• **WHAT THIS TASK INVOLVES**:
Reproduce the listing exactly and skip over any pictures.

• **DATASET CONTENT**:

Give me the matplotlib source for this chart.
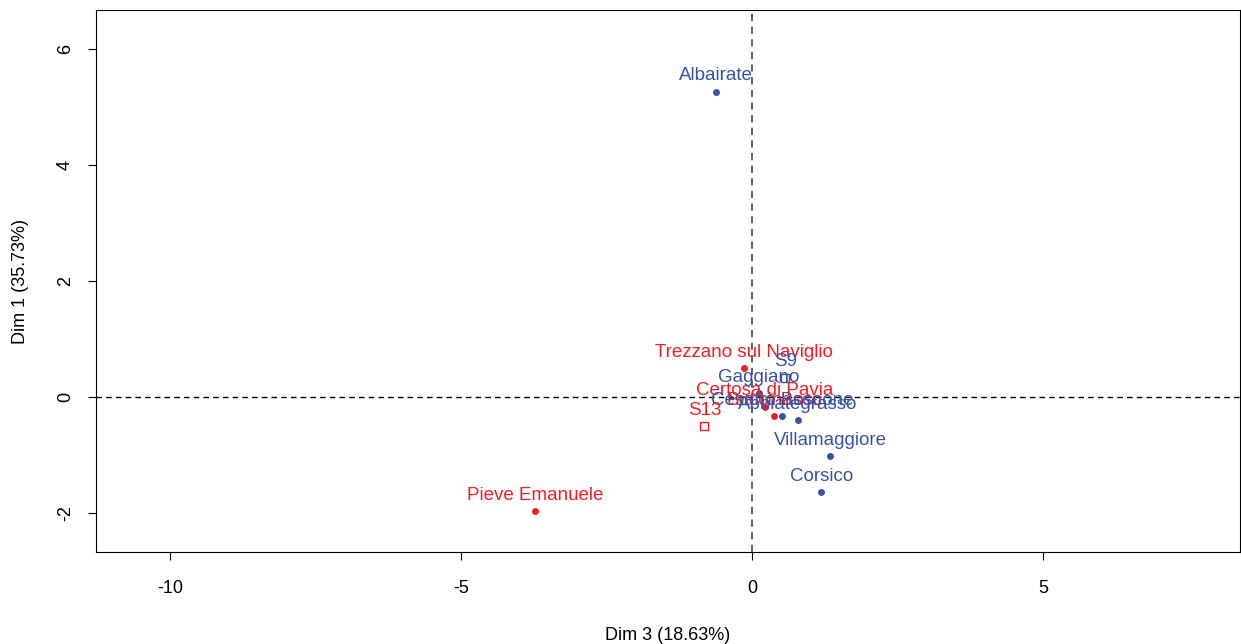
import matplotlib
matplotlib.use("Agg")
import matplotlib.pyplot as plt

plt.rcParams["font.family"] = ["Liberation Sans", "DejaVu Sans"]
plt.rcParams["axes.unicode_minus"] = False

# active individuals
names = ["Albairate", "Trezzano sul Naviglio", "Pieve Emanuele", "Certosa di Pavia",
         "Buccinasco", "Cesano Boscone", "Abbiategrasso", "Villamaggiore",
         "Corsico", "Gaggiano"]
dim3 = [-0.62, -0.14, -3.73, 0.22, 0.38, 0.52, 0.79, 1.34, 1.19, 0.12]
dim1 = [5.26, 0.50, -1.97, -0.17, -0.33, -0.33, -0.40, -1.02, -1.64, 0.07]
groups = ["b", "r", "r", "r", "r", "b", "b", "b", "b", "b"]

# supplementary individuals
sup_names = ["S9", "S13"]
sup_dim3 = [0.57, -0.82]
sup_dim1 = [0.33, -0.50]
sup_groups = ["b", "r"]

colors = {"b": "#3A52A4", "r": "#EE1F26"}

fig = plt.figure(figsize=(12.41, 6.44), dpi=100)
ax = fig.add_axes([96 / 1241, 92 / 644, (1240 - 96) / 1241, (552 - 10) / 644])

for x, y, n, g in zip(dim3, dim1, names, groups):
    ax.plot(x, y, "o", color=colors[g], ms=5, mec="none")
    ax.annotate(n, (x, y), xytext=(0, 11.5), textcoords="offset points",
                ha="center", va="center", color=colors[g], fontsize=13.5)

for x, y, n, g in zip(sup_dim3, sup_dim1, sup_names, sup_groups):
    ax.plot(x, y, "s", mfc="none", mec=colors[g], ms=6, mew=1)
    ax.annotate(n, (x, y), xytext=(0, 11.5), textcoords="offset points",
                ha="center", va="center", color=colors[g], fontsize=13.5)

ax.axhline(0, color="black", ls=(0, (4, 3)), lw=1)
ax.axvline(0, color="#555555", ls=(0, (4, 3)), lw=1.3)

ax.set_xlim(-11.27, 8.38)
ax.set_ylim(-2.67, 6.67)
ax.set_xticks([-10, -5, 0, 5])
ax.set_yticks([-2, 0, 2, 4, 6])
ax.tick_params(axis="x", labelsize=13, length=6, pad=14)
ax.tick_params(axis="y", labelsize=13, length=6, pad=10)
for lab in ax.get_yticklabels():
    lab.set_rotation(90)
    lab.set_va("center")
ax.set_xlabel("Dim 3 (18.63%)", fontsize=13, labelpad=22)
ax.set_ylabel("Dim 1 (35.73%)", fontsize=13, labelpad=20)

fig.savefig("out.png", dpi=100)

• **SOLUTION FOR THIS TASK**:
Give me the matplotlib source for this chart.
import matplotlib
matplotlib.use("Agg")
import matplotlib.pyplot as plt

plt.rcParams["font.family"] = ["Liberation Sans", "DejaVu Sans"]
plt.rcParams["axes.unicode_minus"] = False

# active individuals
names = ["Albairate", "Trezzano sul Naviglio", "Pieve Emanuele", "Certosa di Pavia",
         "Buccinasco", "Cesano Boscone", "Abbiategrasso", "Villamaggiore",
         "Corsico", "Gaggiano"]
dim3 = [-0.62, -0.14, -3.73, 0.22, 0.38, 0.52, 0.79, 1.34, 1.19, 0.12]
dim1 = [5.26, 0.50, -1.97, -0.17, -0.33, -0.33, -0.40, -1.02, -1.64, 0.07]
groups = ["b", "r", "r", "r", "r", "b", "b", "b", "b", "b"]

# supplementary individuals
sup_names = ["S9", "S13"]
sup_dim3 = [0.57, -0.82]
sup_dim1 = [0.33, -0.50]
sup_groups = ["b", "r"]

colors = {"b": "#3A52A4", "r": "#EE1F26"}

fig = plt.figure(figsize=(12.41, 6.44), dpi=100)
ax = fig.add_axes([96 / 1241, 92 / 644, (1240 - 96) / 1241, (552 - 10) / 644])

for x, y, n, g in zip(dim3, dim1, names, groups):
    ax.plot(x, y, "o", color=colors[g], ms=5, mec="none")
    ax.annotate(n, (x, y), xytext=(0, 11.5), textcoords="offset points",
                ha="center", va="center", color=colors[g], fontsize=13.5)

for x, y, n, g in zip(sup_dim3, sup_dim1, sup_names, sup_groups):
    ax.plot(x, y, "s", mfc="none", mec=colors[g], ms=6, mew=1)
    ax.annotate(n, (x, y), xytext=(0, 11.5), textcoords="offset points",
                ha="center", va="center", color=colors[g], fontsize=13.5)

ax.axhline(0, color="black", ls=(0, (4, 3)), lw=1)
ax.axvline(0, color="#555555", ls=(0, (4, 3)), lw=1.3)

ax.set_xlim(-11.27, 8.38)
ax.set_ylim(-2.67, 6.67)
ax.set_xticks([-10, -5, 0, 5])
ax.set_yticks([-2, 0, 2, 4, 6])
ax.tick_params(axis="x", labelsize=13, length=6, pad=14)
ax.tick_params(axis="y", labelsize=13, length=6, pad=10)
for lab in ax.get_yticklabels():
    lab.set_rotation(90)
    lab.set_va("center")
ax.set_xlabel("Dim 3 (18.63%)", fontsize=13, labelpad=22)
ax.set_ylabel("Dim 1 (35.73%)", fontsize=13, labelpad=20)

fig.savefig("out.png", dpi=100)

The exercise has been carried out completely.